The Moral Economy of COVID-19

Anne-Maria Makhulu, Associate Professor of Cultural Anthropology

The initial COVID-19 outbreak, first identified in southern China in December 2019, subsequently spread throughout Asia then westward into Iran and Europe, across the Atlantic to the US, and more recently southward into Latin America and the sub-Saharan region to become a full-blown pandemic. During the course of weeks and then months, absent appropriate containment measures, the corona virus ranged the planet. In so doing, what would reasonably constitute a global health crisis became a crisis of political leadership, a crisis of markets, and perhaps most of all a moral crisis. Those empowered to make critical decisions delayed even as warnings from the WHO, CDC, and Chinese government required a swift and thorough response. Pandemics are by definition devastating, while political imprudence can make them catastrophic.

Three decades ago, following the collapse of the Soviet Union, the world was reorganized enabling the movement of greater volumes of goods, capital, people, and ideas. “Globalization” emerged as both a practical and ideological force ostensibly promoting frictionless movement, porous national borders, flexible sovereignties, and free trade. While new electronic technologies accelerated market integration eventually “freeing” the market from the most rigorous regulatory frameworks, social commitments, and responsibilities. Pandora’s box opened and a new and more predatory capitalism stepped out and with it new pathways for pathogens.

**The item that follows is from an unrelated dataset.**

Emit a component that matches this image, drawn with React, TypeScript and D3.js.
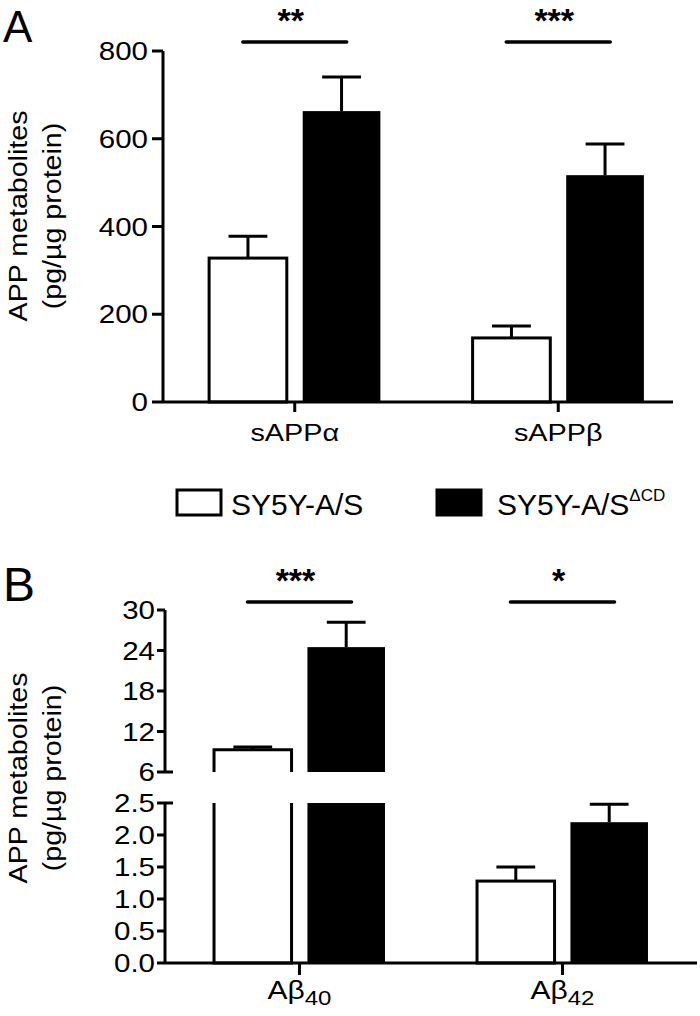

As the US (and the world) confronts deep recession and even the possibility of a depression, some would look further back to the 1970s to better comprehend the ways in which the COVID-19 pandemic is revealing inequalities, discriminations, and injustices that are constitutive of the American experience. The ascent of Reagan and Thatcher following the 1973 financial crisis marked a seismic ideological shift. Abandoning fiscal, demand-side economic policy, both the US and the UK embraced instead a radically pro-market, anti-labor agenda. While the push to privatize almost everything eroded core government functions and know-how and encouraged deep cuts to benefits in so doing remaking the relationship between worker-citizens, industry, and the state. Today, the notable absence of public healthcare, employment security, free or affordable education, guaranteed income in retirement, and other safety nets (paid sick leave, parental leave, etc.) are assumed in the US and for that matter thoroughly normalized. But in these times, such deficits visibilize not only the stark vulnerabilities of a society confronting serious illness, the potential for long term unemployment, and even death, but equally the policies and ideologies that created those vulnerabilities in the first place.

The last few weeks COVID-19’s impact on the most vulnerable has cleaved to the fault lines of rampant laissez-faire liberalism. We are all at risk of infection and the coronavirus doesn’t discriminate, in the first instance, on grounds of race, class, gender, sexuality, or any other form of difference. But it is opportunistic! Coronavirus seeks human hosts by the easiest path, by the breakdown of barriers to infection, in places where transmission goes virtually unimpeded. As one such example, in the greater Chicago area, certain categories of people, subjects, or bodies appear by the numbers more vulnerable because they are poor, lacking shelter, or because America’s long and violent history of race and racism informs the gravest health disparities. Notably, though African Americans make up a mere 23 percent of those living in Cook County they account for 58 percent of those who succumb to COVID-19. We know too that the rates of infection skyrocket in jails and prisons and that in the US with a carceral population of almost 2.4 million; infections in cramped cells and holding pens push rates of infection amongst inmates as high as 8,600 percent greater than in the general US population.

Attending to human well-being, need, and care of self and others—though at the heart of the successful eradication of COVID-19—is currently judged a set of costs rather than rights; aligned with commitments to improving yield curves rather than flattening the pandemic’s curve; and revealing the degree to which markets rather than mortality drive political decisions and judgment. If true, if considerations of costs supersede the moral and ethical obligation that government (and corporations) have to people, then laissez-faire ideology will have won the day.

A final irony: in these times, many who were globalism’s most vocal supporters have switched sides embracing isolationism and protectionism. Closed borders and global coordination and collaboration is one thing, isolationism another. Let’s try not to confuse the two!